Other comments on this day's readings can be found here.
Reading 1 - 1Kings 14
"The sin of Jeroboam was that he perverted the divine worship -- and not that he directly opposed it. He neutralised the spirit of David and Solomon within the nation, by tampering with and weakening the principle of worship. The festivals, sacrifices, sabbaths, etc, of the Law continued in the northern kingdom (Hos 2:11; 6:6; 8:13; 9:4). Tithes, etc, were brought to the temple at Bethel (Amos 4:4; 5:21-22). The Psalms of David were heard (Amos 5:23; 6:5), but the people were deterred from worshipping at Jerusalem (Deu 12:11). There was an encouragement to ignore the fundamentals of Faith, and to ignore those who were valiant for the Truth in times past. There was a deliberate change of policy to allow a greater liberty of expression, and political pressure on those who desired to uphold the things of the past. Now sickness and death strike at Jeroboam's family, the premonition of greater tragedy to come.

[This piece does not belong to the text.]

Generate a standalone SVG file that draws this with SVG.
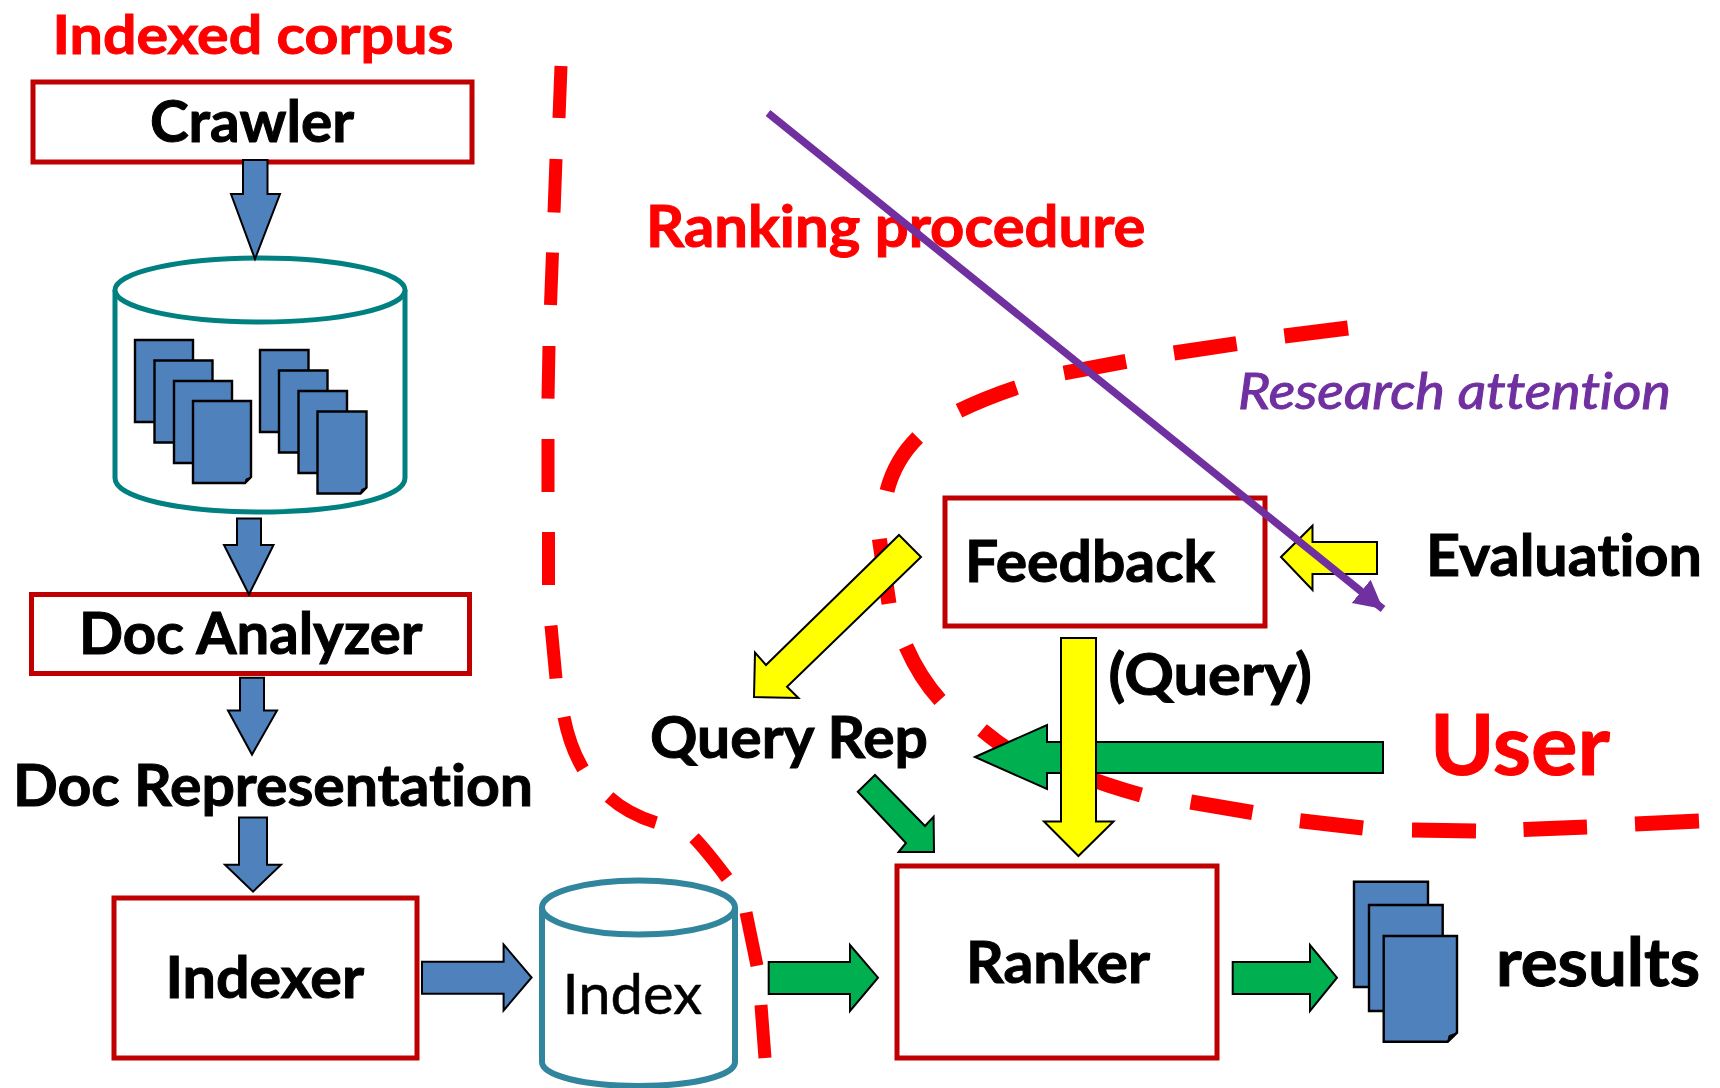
<svg xmlns="http://www.w3.org/2000/svg" width="1720" height="1088" viewBox="0 0 1720 1088">
<style>
text{font-family:"Lato","Carlito","Liberation Sans",sans-serif;font-weight:700;fill:#000;stroke:#000;stroke-width:1;font-size:57px;font-variant-ligatures:none}
.red{fill:#f00;stroke:#f00}
.box{fill:#fff;stroke:#c00000;stroke-width:5}
.cyl{fill:#fff;stroke:#008080;stroke-width:5}
.cyl2{fill:#fff;stroke:#31859c;stroke-width:6}
.doc{fill:#4f81bd;stroke:#000;stroke-width:2.400}
.fold{fill:#000;stroke:#000;stroke-width:1}
.blue{fill:#4f81bd;stroke:#000;stroke-width:2}
.green{fill:#00b050;stroke:#000;stroke-width:2}
.yellow{fill:#ff0;stroke:#000;stroke-width:2}
.dash{fill:none;stroke:#f00}
</style>
<defs>
<marker id="ph" markerUnits="userSpaceOnUse" markerWidth="32" markerHeight="32" refX="28" refY="15" orient="auto"><path d="M0,0L28,15L0,30Z" fill="#7030a0"/></marker>
</defs>
<g id="boundaries">
<path class="dash" stroke-width="13" d="M561,66L559,118M556,159L554,212.500M552.500,252.500L550.500,305M549,346L548,398.600M548,439L548,492M548.500,532L548.500,585M551,625.600L556,678.500M564,717Q570,747 583,768.800M609,797Q628,814 656,822.600M694,837.800Q706,850 727,878M746,912.500L757,965.700M761,1005L765,1058"/>
<path class="dash" stroke-width="15" d="M1348,328L1284.400,336M1236.600,343.600L1174,353M1126,361.400L1064,373M1016.500,387.500Q985,398 959,410.700M917.700,437.500Q895,460 887,491M879.400,539L889,603.600M906,646.400Q920,678 940,700M982,730Q1000,745 1020,757M1075,773Q1105,785 1141,795M1190.700,802L1252.500,812.500M1300,820.700L1363,828M1412,830L1476,831M1523.500,829.600L1587,827M1635,824L1699,821"/>
</g>
<g id="crawler"><rect class="box" x="33" y="82" width="439" height="80"/><text x="150" y="142" textLength="204" lengthAdjust="spacingAndGlyphs">Crawler</text></g>
<g id="corpus-db">
<path class="cyl" d="M115,290V478C115,498 180,512 260,512C340,512 405,498 405,478V290"/>
<ellipse class="cyl" cx="260" cy="290" rx="145" ry="32"/>
<path class="doc" d="M135,340h58v82h-58z"/><path class="doc" d="M154.500,360.500h58v82h-58z"/><path class="doc" d="M174,381h58v82h-58z"/>
<path class="doc" d="M193,401h58v76l-6,6h-52z"/><path class="fold" d="M251,477l-6,6l1,-4z"/>
<path class="doc" d="M260,350h48.500v82h-48.500z"/><path class="doc" d="M279,370.500h48.500v82h-48.500z"/><path class="doc" d="M298.500,391h48.500v82h-48.500z"/>
<path class="doc" d="M317.500,411.500h49v76l-6,6h-43z"/><path class="fold" d="M366.500,487.500l-6,6l1,-4z"/>
</g>
<g id="doc-analyzer"><rect class="box" x="31.500" y="594.500" width="438" height="79"/><text x="79" y="654" textLength="343.500" lengthAdjust="spacingAndGlyphs">Doc Analyzer</text></g>
<g id="doc-representation"><text x="13" y="805.800" textLength="520" lengthAdjust="spacingAndGlyphs">Doc Representation</text></g>
<g id="indexer"><rect class="box" x="114" y="898" width="303" height="160"/><text x="165.500" y="997.700" textLength="198.500" lengthAdjust="spacingAndGlyphs">Indexer</text></g>
<g id="index">
<path class="cyl2" d="M542,907.500V1062C542,1076 585,1086 638.500,1086C692,1086 735,1076 735,1062V907.500"/>
<ellipse class="cyl2" cx="638.500" cy="907.500" rx="96.500" ry="27"/>
<text x="562.500" y="1014" textLength="139.500" lengthAdjust="spacingAndGlyphs" style="font-weight:400;stroke-width:.5">Index</text>
</g>
<g id="ranker"><rect class="box" x="897" y="866" width="320" height="192"/><text x="966" y="982.500" textLength="184" lengthAdjust="spacingAndGlyphs">Ranker</text></g>
<g id="results">
<path class="doc" d="M1354,881.700h74v105.300h-74z"/><path class="doc" d="M1369,905h73.700v106h-73.700z"/>
<path class="doc" d="M1383.700,936h73.300v96.700l-9.300,9h-64z"/><path class="fold" d="M1457,1032.700l-9.300,9l1.300,-6z"/>
<text x="1496" y="986" textLength="204" lengthAdjust="spacingAndGlyphs" style="font-size:66px">results</text>
</g>
<g id="feedback"><rect class="box" x="945" y="498" width="320" height="128"/><text x="965" y="581.500" textLength="250" lengthAdjust="spacingAndGlyphs">Feedback</text></g>
<g id="labels">
<text class="red" x="52.500" y="53.500" textLength="401" lengthAdjust="spacingAndGlyphs" style="font-size:54px">Indexed corpus</text>
<text class="red" x="646" y="246.500" textLength="499.500" lengthAdjust="spacingAndGlyphs">Ranking procedure</text>
<text x="1238" y="409" textLength="433" lengthAdjust="spacingAndGlyphs" style="font-style:italic;font-weight:400;fill:#7030a0;stroke:#7030a0;stroke-width:1;font-size:50px">Research attention</text>
<text x="1426" y="575.500" textLength="276" lengthAdjust="spacingAndGlyphs">Evaluation</text>
<text x="1108.500" y="694.500" textLength="203.500" lengthAdjust="spacingAndGlyphs">(Query)</text>
<text class="red" x="1430" y="775" textLength="180" lengthAdjust="spacingAndGlyphs" style="font-size:84px">User</text>
<text x="650" y="757.500" textLength="278" lengthAdjust="spacingAndGlyphs">Query Rep</text>
</g>
<g id="connectors">
<polygon class="blue" points="243,160 267.500,160 267.500,194 280,194 255,259 231,194 243,194"/>
<polygon class="blue" points="237,518.500 261,518.500 261,545 273.500,545 249,594.500 224,545 237,545"/>
<polygon class="blue" points="240,677.800 264,677.800 264,710.500 277,710.500 252,754.600 228,710.500 240,710.500"/>
<polygon class="blue" points="239,817.600 267,817.600 267,864.700 281,864.700 253,891.700 225,864.700 239,864.700"/>
<polygon class="blue" points="422,961.700 503.600,961.700 503.600,944.500 531.600,977.500 503.600,1010.500 503.600,993.700 422,993.700"/>
<polygon class="green" points="768.700,962 850,962 850,945 878,977.700 850,1011 850,994 768.700,994"/>
<polygon class="green" points="1232.700,962 1310,962 1310,945 1337,977.700 1310,1011 1310,994 1232.700,994"/>
<polygon class="green" points="975,757 1047,725 1047,742 1383,742 1383,773 1047,773 1047,789"/>
<polygon class="green" points="875,775 857.800,791.800 906,843 898.600,852 934,852 933.600,816.800 925,826"/>
<polygon class="yellow" points="899,535 921,557 787,686.800 798.400,698 754,697 755,652.500 766,665"/>
<polygon class="yellow" points="1281,557 1312.500,525.700 1312.500,542 1377,542 1377,574 1312.500,574 1312.500,590"/>
<polygon class="yellow" points="1061,638 1096,638 1096,821.400 1113.500,821.400 1078.400,856 1044,821.400 1061,821.400"/>
<line x1="768" y1="113" x2="1383" y2="609" stroke="#7030a0" stroke-width="7.500" marker-end="url(#ph)"/>
</g>
</svg>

"So the prophet Ahijah was instructed to convey the divine warning to Jeroboam (vv 1-16); but the appeal of the king was to no avail, for the child died (vv 17,18), and this was followed by the death of Jeroboam (vv 19,20). Meanwhile, in Judah to the south, Rehoboam's reign brought an evil environment (vv 21-24). Then came the invasion of Shishak of Egypt (vv 25-28), concluding with the death of Rehoboam (vv 29-31). It was a sad story of failure by a nation that ignored its pioneer spirit of former times" (GE Mansfield).
Reading 2 - Jeremiah 40
Gedaliah became governor of Judah, appointed by Nebuchadnezzar after the destruction of Jerusalem in 586 BC (2Ki 25:22-26; Jer 40:6--41:18). Gedaliah was a member of a prominent and powerful family. His grandfather was Shaphan, probably the one who served as state secretary under King Josiah and reported the discovery of the book of the law to the king (2Ki 22:10). Shaphan's son, Gedaliah's father, Ahikam, became Jeremiah's protector after the famous temple proclamation (Jer 26:24).
Gedaliah set up his government at Mizpah, which was about five miles north of Jerusalem. However, before too much time passed, Ishmael, a leader of a fanatic nationalist band and a member of the exiled royal family, murdered Gedaliah while he was a guest in the official residence in Mizpah (Jer 41:2).
The death of Gedaliah seemed to be the loss of the last hope for a peaceful and orderly administration in the defeated Judah, and soon the remnant that remained (including Jeremiah) were on their way to Egypt, to flee the unrest in the land, and the possible reprisals of the Babylonians.
Reading 3 - Mark 14:3
"While he was in Bethany, reclining at the table in the home of a man known as Simon the Leper, a woman came with an alabaster jar of very expensive perfume, made of pure nard. She broke the jar and poured the perfume on his head" (Mark 14:3).
Five broken things in the Bible and the results achieved by them:
broken pitchers (Jdg 7:18-20), causing the light to shine forth;
a broken jar (Mark 14:3), causing the ointment to be poured out;
broken bread (Mat 14:20), causing the hungry to be fed;
a broken body (1Co 11:24), causing the world to be saved; and
a broken will (Psa 51:17), leading the sinner back to God.